My art heralds the pollinators and givers of life with the undercurrent of fleeting and diminishing habitats. I celebrate the familiar; that which surrounds us everyday. Our plants and creatures are our bellwethers. My iconography is of changing boundaries and the impermanence of the environment. Movement, light and time are characteristic of all of my art. My paintings are emotive landscapes about our relationship with nature. The surfaces are layered. Strokes, drips, sprays and plops build the body. Colors next to one another optically describe light and depth that transform gestured marks into representation, becoming timelines of process and progression.
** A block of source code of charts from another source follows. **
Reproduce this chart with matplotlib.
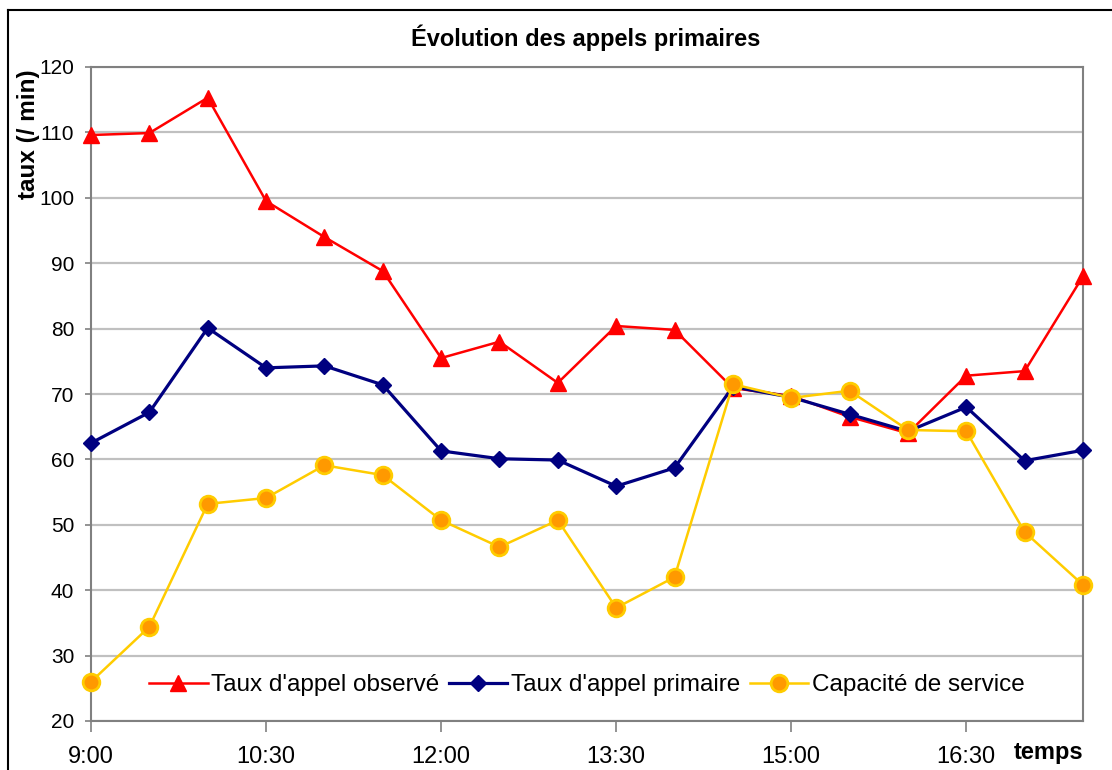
import matplotlib
matplotlib.use("Agg")
import matplotlib.pyplot as plt
from matplotlib.lines import Line2D

plt.rcParams['font.family'] = ['Liberation Sans', 'DejaVu Sans']

# categories: 9:00 to 17:30, every 30 min
times = ["9:00", "9:30", "10:00", "10:30", "11:00", "11:30", "12:00", "12:30", "13:00",
         "13:30", "14:00", "14:30", "15:00", "15:30", "16:00", "16:30", "17:00", "17:30"]

observe = [109.6, 109.9, 115.3, 99.5, 94.0, 88.8, 75.5, 78.0, 71.7,
           80.4, 79.8, 70.9, 69.7, 66.5, 64.0, 72.8, 73.5, 88.0]
primaire = [62.5, 67.2, 80.1, 74.0, 74.3, 71.4, 61.3, 60.1, 59.9,
            55.9, 58.7, 71.1, 69.5, 66.9, 64.3, 68.0, 59.8, 61.4]
capacite = [26.0, 34.4, 53.2, 54.1, 59.1, 57.6, 50.7, 46.6, 50.7,
            37.3, 42.0, 71.5, 69.4, 70.5, 64.5, 64.3, 48.9, 40.8]

W, H = 1112, 770
fig = plt.figure(figsize=(W / 100, H / 100), dpi=100)
ax = fig.add_axes([91 / W, 1 - 721 / H, (1083 - 91) / W, (721 - 67) / H])

x = list(range(len(times)))
ax.plot(x, observe, color='#FF0000', lw=1.8, marker='^', markersize=12,
        label="Taux d'appel observé", clip_on=False, zorder=3)
ax.plot(x, primaire, color='#000080', lw=2.3, marker='D', markersize=8.5,
        label="Taux d'appel primaire", clip_on=False, zorder=4)
ax.plot(x, capacite, color='#FFCC00', lw=1.8, marker='o', markersize=12,
        markerfacecolor='#FF9900', markeredgecolor='#FFCC00', markeredgewidth=2,
        label="Capacité de service", clip_on=False, zorder=5)

ax.set_xlim(0, len(times) - 1)
ax.set_ylim(20, 120)
ax.set_yticks(range(20, 121, 10))
ax.yaxis.grid(True, color='#C0C0C0', lw=1.6)
ax.set_axisbelow(True)

ax.set_xticks(x[::3])
ax.set_xticklabels(times[::3], fontsize=17)
ax.tick_params(axis='x', direction='out', length=8, width=1.2, color='#808080', pad=10)
ax.tick_params(axis='y', direction='out', length=4, width=1.2, color='#808080', pad=8,
               labelsize=15)

for s in ax.spines.values():
    s.set_color('#808080')
    s.set_linewidth(1.5)

ax.legend(loc='center', bbox_to_anchor=(0.5, 0.055), ncol=3, frameon=False,
          fontsize=17.5, handlelength=2.4, handletextpad=0.15, columnspacing=0.4)

fig.text(586 / W, 1 - 38 / H, "Évolution des appels primaires", ha='center', va='center',
         fontsize=17, fontweight='bold')
fig.text(29 / W, 1 - 134 / H, "taux (/ min)", ha='center', va='center', rotation=90,
         fontsize=17.5, fontweight='bold')
fig.text(1049 / W, 1 - 753 / H, "temps", ha='center', va='center',
         fontsize=17, fontweight='bold')

# outer chart frame (left and top visible)
fig.add_artist(Line2D([8 / W, 8 / W], [0, 1 - 10 / H], color='black', lw=1.5))
fig.add_artist(Line2D([8 / W, 1], [1 - 10 / H, 1 - 10 / H], color='black', lw=1.5))

fig.savefig("out.png", dpi=100)
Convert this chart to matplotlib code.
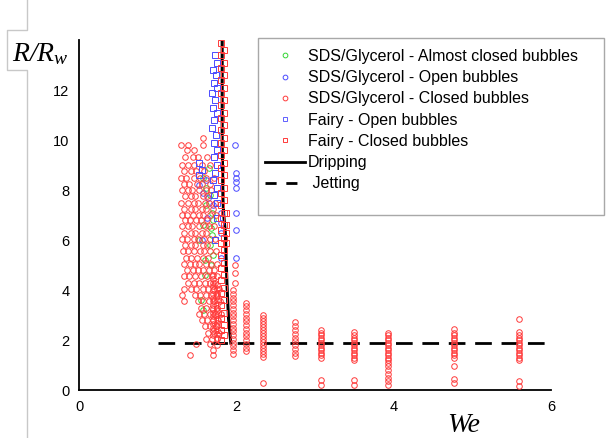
import numpy as np
import matplotlib
matplotlib.use("Agg")
import matplotlib.pyplot as plt
from matplotlib.lines import Line2D
from matplotlib.patches import Rectangle

plt.rcParams['font.family'] = ['Liberation Sans', 'DejaVu Sans']
plt.rcParams['mathtext.fontset'] = 'custom'
plt.rcParams['mathtext.it'] = 'Liberation Serif:italic'
plt.rcParams['mathtext.rm'] = 'Liberation Serif:italic'

# ---------------- data ----------------
# SDS/Glycerol - Closed bubbles: main cloud, rows of (y, [x values])
sds_closed_rows = [
    (10.1, [1.58]),
    (9.8, [1.30, 1.39, 1.58]),
    (9.6, [1.37, 1.46]),
    (9.3, [1.35, 1.45, 1.51, 1.63]),
    (9.0, [1.31, 1.39, 1.46, 1.56, 1.67]),
    (8.75, [1.33, 1.43, 1.49, 1.59]),
    (8.5, [1.30, 1.36, 1.46, 1.54, 1.61, 1.71]),
    (8.25, [1.34, 1.40, 1.50, 1.56, 1.66]),
    (8.0, [1.31, 1.39, 1.44, 1.53, 1.61, 1.68]),
    (7.75, [1.35, 1.43, 1.48, 1.57, 1.63]),
    (7.5, [1.30, 1.38, 1.46, 1.51, 1.60, 1.65, 1.73]),
    (7.25, [1.34, 1.42, 1.48, 1.56, 1.62, 1.70]),
    (7.0, [1.31, 1.37, 1.45, 1.53, 1.58, 1.67, 1.74]),
    (6.8, [1.35, 1.41, 1.49, 1.55, 1.63]),
    (6.55, [1.31, 1.39, 1.44, 1.52, 1.60, 1.65, 1.72]),
    (6.3, [1.33, 1.42, 1.48, 1.56, 1.61]),
    (6.05, [1.31, 1.37, 1.46, 1.51, 1.59, 1.67, 1.73]),
    (5.8, [1.35, 1.43, 1.48, 1.57, 1.63]),
    (5.55, [1.32, 1.38, 1.46, 1.54, 1.59, 1.67, 1.74]),
    (5.3, [1.36, 1.42, 1.50, 1.58, 1.64]),
    (5.05, [1.33, 1.41, 1.47, 1.53, 1.61, 1.68, 1.75]),
    (4.8, [1.37, 1.45, 1.51, 1.57, 1.65, 1.72]),
    (4.55, [1.34, 1.40, 1.48, 1.55, 1.63, 1.69, 1.76]),
    (4.3, [1.38, 1.46, 1.52, 1.60, 1.66, 1.73]),
    (4.05, [1.34, 1.42, 1.49, 1.57, 1.64, 1.71, 1.78]),
    (3.8, [1.31, 1.47, 1.54, 1.61, 1.68, 1.75]),
    (3.55, [1.33, 1.51, 1.58, 1.65, 1.72, 1.79]),
    (3.3, [1.55, 1.62, 1.69, 1.76]),
    (3.05, [1.52, 1.59, 1.66, 1.73, 1.80]),
    (2.8, [1.56, 1.63, 1.70, 1.77]),
    (2.55, [1.60, 1.67, 1.74]),
    (2.3, [1.64, 1.71, 1.78]),
    (2.05, [1.62, 1.69, 1.76]),
    (1.85, [1.49, 1.66]),
    (1.6, [1.70]),
    (1.4, [1.41, 1.70]),
]
# SDS/Glycerol - Closed bubbles: vertical columns of (x, [y values])
sds_closed_cols = [
    (1.70, [4.6, 4.45, 4.3, 4.15, 4.0, 3.85, 3.7, 3.55, 3.4, 3.25, 3.1, 2.95, 2.8, 2.65, 2.5, 2.35, 2.2]),
    (1.76, [4.2, 4.05, 3.9, 3.75, 3.6, 3.45, 3.3, 3.15, 3.0, 2.85, 2.7, 2.55, 2.4, 2.25, 2.1, 1.8]),
    (1.98, [5.0, 4.7, 4.3]),
    (1.96, [4.0, 3.85, 3.7, 3.55, 3.4, 3.25, 3.1, 2.95, 2.8, 2.65, 2.5, 2.35, 2.2, 2.05, 1.9, 1.75, 1.6, 1.45]),
    (2.12, [3.5, 3.35, 3.2, 3.05, 2.9, 2.75, 2.6, 2.45, 2.3, 2.15, 2.0, 1.85, 1.7, 1.55]),
    (2.34, [3.0, 2.88, 2.76, 2.64, 2.52, 2.4, 2.28, 2.16, 2.04, 1.92, 1.8, 1.68, 1.56, 1.44, 1.32, 0.28]),
    (2.74, [2.72, 2.55, 2.4, 2.25, 2.1, 1.95, 1.8, 1.65, 1.5, 1.35]),
    (3.08, [2.4, 2.3, 2.2, 2.1, 2.0, 1.9, 1.8, 1.7, 1.6, 1.5, 1.4, 1.3, 0.4, 0.22]),
    (3.50, [2.32, 2.2, 2.1, 2.0, 1.9, 1.8, 1.7, 1.6, 1.5, 1.4, 1.3, 1.2, 0.4, 0.2]),
    (3.93, [2.3, 2.2, 2.1, 2.0, 1.9, 1.8, 1.7, 1.6, 1.5, 1.4, 1.3, 1.2, 1.1, 0.95, 0.8, 0.65, 0.5, 0.35, 0.2]),
    (4.77, [2.44, 2.3, 2.2, 2.1, 2.0, 1.9, 1.8, 1.7, 1.6, 1.5, 1.4, 1.3, 0.96, 0.44, 0.28]),
    (5.59, [2.84, 2.32, 2.2, 2.1, 2.0, 1.9, 1.8, 1.7, 1.6, 1.5, 1.4, 1.3, 1.2, 0.36, 0.18]),
]
# SDS/Glycerol - Almost closed bubbles
sds_almost_x = [1.65, 1.58, 1.62, 1.66, 1.69, 1.70, 1.68, 1.69, 1.66, 1.70, 1.68, 1.60, 1.55, 1.58, 1.52, 1.57, 1.62, 1.60]
sds_almost_y = [8.9, 8.5, 8.1, 7.8, 7.1, 6.8, 6.5, 6.2, 5.8, 5.4, 5.0, 4.6, 3.6, 3.2, 6.0, 6.6, 7.4, 5.2]
# SDS/Glycerol - Open bubbles
sds_open_x = [1.98, 1.99, 1.99, 1.99, 1.99, 1.99, 1.99, 1.99, 1.80, 1.80, 1.80, 1.80, 1.70, 1.62, 1.58, 1.64, 1.52, 1.63, 1.56]
sds_open_y = [9.8, 8.7, 8.5, 8.3, 8.1, 7.1, 6.4, 5.3, 7.1, 6.7, 6.3, 5.3, 7.4, 8.4, 7.9, 7.7, 8.2, 6.9, 6.0]
# Fairy - Open bubbles
fairy_open_x = [1.73, 1.76, 1.70, 1.74, 1.71, 1.76, 1.69, 1.73, 1.70, 1.75, 1.72, 1.69, 1.74, 1.71,
                1.75, 1.72, 1.76, 1.73, 1.70, 1.75, 1.72, 1.76, 1.53, 1.56, 1.52, 1.75, 1.73]
fairy_open_y = [13.4, 13.1, 12.8, 12.6, 12.3, 12.1, 11.9, 11.6, 11.3, 11.1, 10.8, 10.5, 10.2, 9.9,
                9.6, 9.3, 9.0, 8.7, 8.4, 8.1, 7.8, 7.5, 9.1, 8.8, 8.6, 6.9, 6.0]
# Fairy - Closed bubbles: columns of (x, [y values])
fairy_closed_cols = [
    (1.80, [13.9, 13.4, 12.9, 12.4, 11.9, 11.4, 10.9, 10.4, 9.9, 9.4, 8.9, 8.4, 7.9, 7.4, 6.9,
            6.4, 5.9, 5.4, 4.9, 4.4, 3.9, 3.4, 2.9, 2.4, 2.0]),
    (1.84, [13.6, 13.1, 12.6, 12.1, 11.6, 11.1, 10.6, 10.1, 9.6, 9.1, 8.6, 8.1, 7.6, 7.1, 6.6,
            6.1, 5.6, 5.1, 4.6, 4.1, 3.6, 3.1, 2.6, 2.2]),
    (1.87, [7.1, 6.6, 6.3, 5.9]),
]
# Dripping / Jetting curves
drip_x = [1.82, 1.82, 1.83, 1.84, 1.86, 1.88, 1.90, 1.92, 1.93]
drip_y = [14.0, 10.0, 7.6, 7.0, 6.3, 4.3, 2.9, 2.2, 1.88]
jet_x = [1.0, 6.0]
jet_y = [1.88, 1.88]

labels = ["SDS/Glycerol - Almost closed bubbles", "SDS/Glycerol - Open bubbles",
          "SDS/Glycerol - Closed bubbles", "Fairy - Open bubbles", "Fairy - Closed bubbles",
          "Dripping", " Jetting"]
x_ticks = [0, 2, 4, 6]
y_ticks = [0, 2, 4, 6, 8, 10, 12]

# ------------- build arrays -------------
sc_x, sc_y = [], []
for y, xs in sds_closed_rows:
    sc_x += xs
    sc_y += [y] * len(xs)
for x, ys in sds_closed_cols:
    sc_x += [x] * len(ys)
    sc_y += ys
fc_x, fc_y = [], []
for x, ys in fairy_closed_cols:
    fc_x += [x] * len(ys)
    fc_y += ys

RED = '#ff3a3a'
GREEN = '#33d633'
BLUE = '#4a4aff'

W, H = 606, 438
fig = plt.figure(figsize=(W / 100, H / 100), dpi=100)
ax = fig.add_axes([79 / W, 1 - 390 / H, (551 - 79) / W, (390 - 40) / H])
ax.set_xlim(0, 6)
ax.set_ylim(0, 14)

ax.plot(drip_x, drip_y, color='black', lw=2.2, zorder=2)
ax.plot(jet_x, jet_y, color='black', lw=2.0, dashes=(6, 3.5), zorder=2)

mk = dict(linestyle='none', mfc='none', mew=0.7, zorder=3)
ax.plot(sds_almost_x, sds_almost_y, marker='o', ms=4.0, mec=GREEN, **mk)
ax.plot(sds_open_x, sds_open_y, marker='o', ms=4.0, mec=BLUE, **mk)
ax.plot(sc_x, sc_y, marker='o', ms=4.0, mec=RED, **mk)
ax.plot(fairy_open_x, fairy_open_y, marker='s', ms=3.8, mec=BLUE, **mk)
ax.plot(fc_x, fc_y, marker='s', ms=3.8, mec=RED, **mk)

for s in ['top', 'right']:
    ax.spines[s].set_visible(False)
for s in ['left', 'bottom']:
    ax.spines[s].set_linewidth(1.3)
ax.set_xticks(x_ticks)
ax.set_yticks(y_ticks)
ax.tick_params(length=0, labelsize=10.5, pad=7)

# legend box
fig.patches.append(Rectangle((258 / W, 1 - 215 / H), (604 - 258) / W, (215 - 38) / H,
                             transform=fig.transFigure, fill=False, edgecolor='#a8a8a8',
                             linewidth=1.0))
handles = [
    Line2D([], [], linestyle='none', marker='o', ms=3.4, mfc='none', mec=GREEN, mew=0.7),
    Line2D([], [], linestyle='none', marker='o', ms=3.4, mfc='none', mec=BLUE, mew=0.7),
    Line2D([], [], linestyle='none', marker='o', ms=3.4, mfc='none', mec=RED, mew=0.7),
    Line2D([], [], linestyle='none', marker='s', ms=3.4, mfc='none', mec='#6060ff', mew=0.7),
    Line2D([], [], linestyle='none', marker='s', ms=3.4, mfc='none', mec=RED, mew=0.7),
    Line2D([], [], color='black', lw=2.0),
    Line2D([], [], color='black', lw=2.0, dashes=(4, 3.5)),
]
fig.legend(handles, labels, loc='upper left', bbox_to_anchor=(265 / W, 1 - 49 / H),
           bbox_transform=fig.transFigure, frameon=False, fontsize=11.5, borderpad=0,
           borderaxespad=0, handlelength=2.5, handletextpad=0.2, labelspacing=0.39)

# axis labels
fig.text(12 / W, 1 - 61 / H, r'$R/R_w$', fontsize=20, va='baseline', ha='left')
fig.text(447 / W, 1 - 432 / H, 'We', fontsize=20, va='baseline', ha='left',
         family='Liberation Serif', style='italic')

# light grey frame at left
fig.add_artist(Line2D([27 / W, 27 / W, 7 / W, 7 / W, 27 / W, 27 / W],
                      [1, 1 - 30 / H, 1 - 30 / H, 1 - 70 / H, 1 - 70 / H, 0],
                      transform=fig.transFigure, color='#c8c8c8', lw=1.0))

fig.savefig('out.png', dpi=100)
My sculptures are emblems of nature’s small giants. Most of my sculptures are made from an assemblage of noble metals; rods, tubing, sheets and wire. I weave, build, and sew metals together. Like large physical drawings, the metals twist and scribble to create form. My wall installations are reminiscent of huge brooches of jewelry. My labor of love is to elevate an awareness. With climate change affecting us everyday, we need to serve as guardians to care and preserve our local habitats and their inhabitants.

Managing Nature
Nature serves me. I want just enough trees to feel rural but, not to ruin my view. I want roses crawling up my trellis, not the wild vines rooted near my fence. My yard is filled with flowers and shrubs that tell me the seasons. It’s a prepared canvas to show off my love of the land. The racoon wants in. The black bear searches for food in my trash. The deer roam freely and eat the plants I nurtured and coddled. The tract houses replaced the farm. The farm replaced the woods. The frogs no longer croak. The creek no longer exists. My relationship with nature is from the window. What is nature and how do I define it? Encroachment from me.